I also heard of many relationships that started and that ended because of Orkut. Many people meet old friends there and end up finding a boyfriend or a girlfriend this way. And some couples actually fight because of Orkut gossip, messages from other people that made them jealous (the messages or “scraps” on Orkut are open to everyone on your friends list to see) or the fact the guy had too many girls, or the girl too many boys, on his/her list.
Another interesting thing about Orkut is the photo album. Every time you post a new picture, this information is sent to all of your friends. So you go to your profile and see that one of your friends posted new pictures you go there and look, of course.
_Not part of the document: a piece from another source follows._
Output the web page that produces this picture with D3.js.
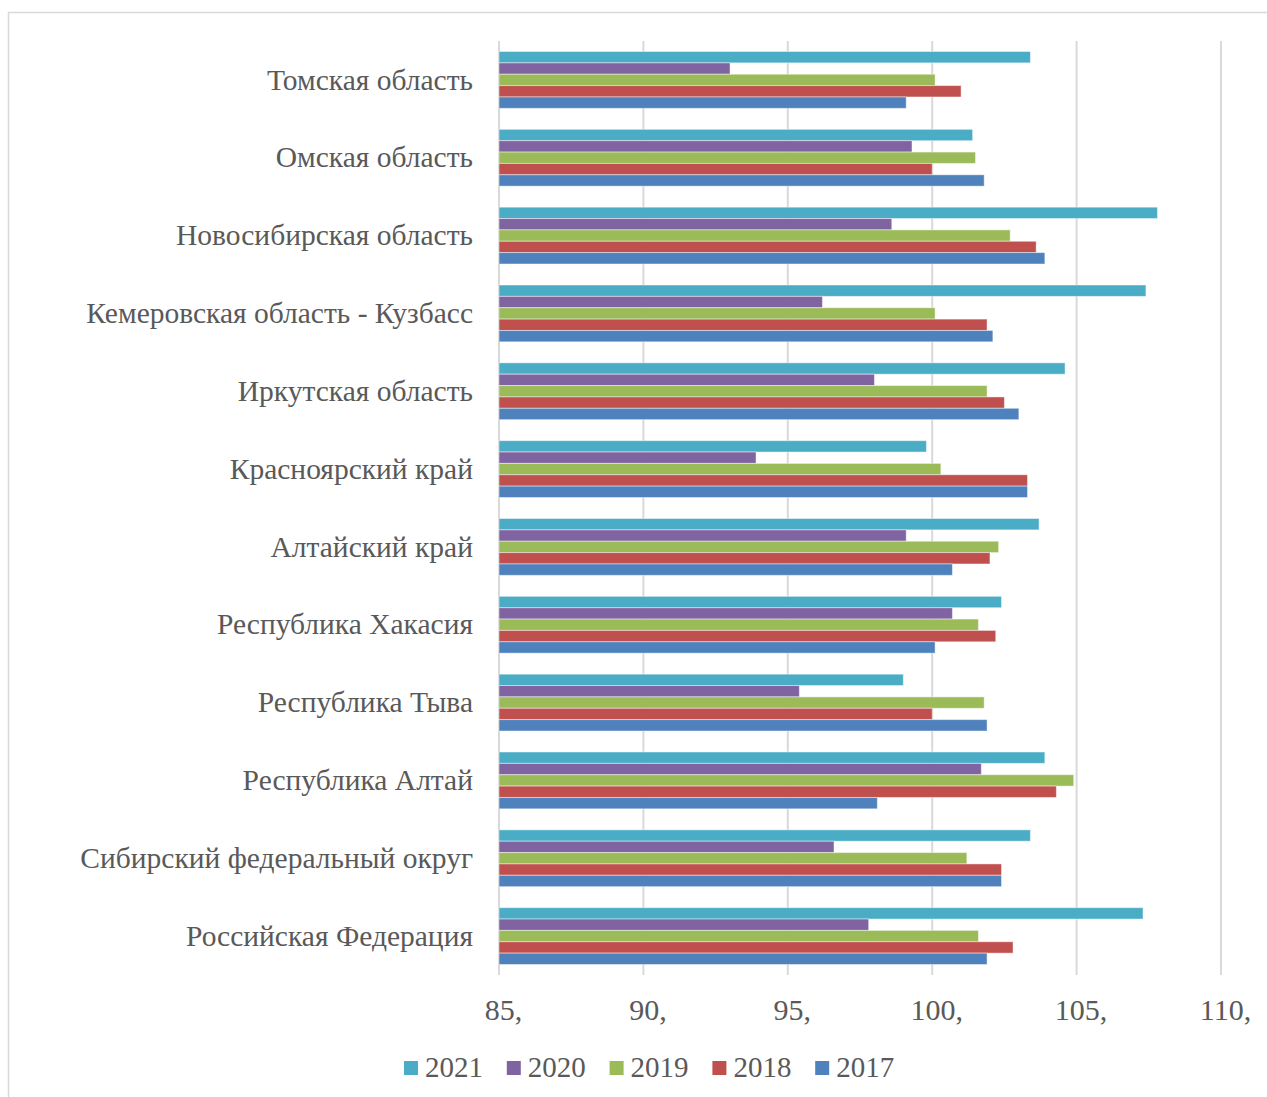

That increases the number of visits on that profile page, which increases the person`s popularity. So guess what teenagers, desperate to be popular, do? They take thousands of pictures of themselves and post a massive number of them, in a regular frequency, so people will keep visiting their profiles and making comments. The mirror picture became very popular, you know, when you take a picture of yourself and your beautiful camera reflexes. That also made bathrooms a common background for the pictures. Almost every bathroom`s got a mirror, right?
There was this one case of a girl, profile name “Tata”, that liked to post this kind of picture. She had full albums with pictures of herself on the mirror. Well nobody actually checked all of them out, not even her, apparently, but somebody was paying enough attention to actually notice her terrible mistake. You know when you are ready to shower but then decide to use the toilet first? Well, behind the smiley Tata, on her bathroom picture, there was her mother. The woman was sitting on the toilet, naked. It`s easy to miss it, but if you zoom it you can actually see the woman there, and that she needed to lose some weight. Of course you can`t stop laughing when you see it. So the very attentive person that notice the woman couldn`t help but sharing it with the world. He made a webpage with the picture, and a red circle to emphasize the naked mom, and sent it to his whole list of friends. Naturally his friends kept passing it forward. It didn`t take long to the whole city have a copy of the picture and Tata`s profile receive messages from thousands of people. People made jokes, rhymes, poems and even songs about Tata`s situation and they were all posted on her profile. On that night she was receiving 10 messages per second. I can only imagine the girl`s reaction when she first got online after the discovery.